La baisse importante des prélèvements sir les revenus de l’épargne bénéficiera à ceux qui peuvent épargner le plus, c’est à dire aux plus gros revenus, et aux régions où ces gros revenus sont nombreux. L’Île-de-France est encore la principale gagnante.
La nouvelle baisse de l’impôt sur les sociétés (IS), dont le taux est ramené à 25 % (il était encore de 50 % en 1985), bénéficiera aux actionnaires, dont les revenus sont principalement les dividendes distribués après paiement de l’IS. Comme on le sait, c’est encore en Île-de-France que les bénéficiaires de dividendes sont les plus nombreux et les mieux dotés. On a rarement vu les salaires bénéficier de la baisse de l’IS…
La transformation de l’impôt de solidarité sur la fortune (ISF) en impôt sur la fortune immobilière exclut désormais de la base de cet impôt les actifs mobiliers que sont les actions.
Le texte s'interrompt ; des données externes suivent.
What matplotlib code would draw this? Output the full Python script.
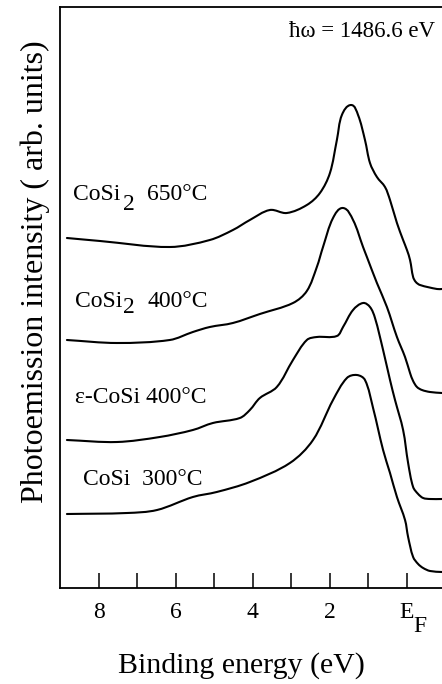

Une fois encore au grand soulagement des actionnaires, dont on a déjà rappelé la forte concentration en Île-de-France. Mais les détenteurs d’actifs immobiliers (propriétaires d’immeubles) ne s’inquiètent pas vraiment : leurs biens immobiliers peuvent sans difficulté être transférés à une société dont ils seront les actionnaires… non soumis à l’ISF. La réforme de l’ISF pourra sans doute avant longtemps être analysée comme une suppression de fait de cet impôt !
Il reste quelques chapitres à traiter, mais cette première approche montre clairement que, pour l’essentiel, les changements qui vont affecter la fiscalité française dans les mois et années à venir sont favorables aux moins démunis et aux régions où ils sont le plus concentrés.
La « révolution » de M. Macron aura semble-t-il l’intérêt non négligeable de « casser » un système politique clanique devenu insupportable. Mais on est en droit de craindre qu’il ne remette pas le moins du monde en cause les grandes lignes de la politique mise en œuvre par ces clans pour le plus grand bénéfice de l’oligarchie française (groupe restreint des élites fortunées et de leurs « grands valets » (mevel bras)).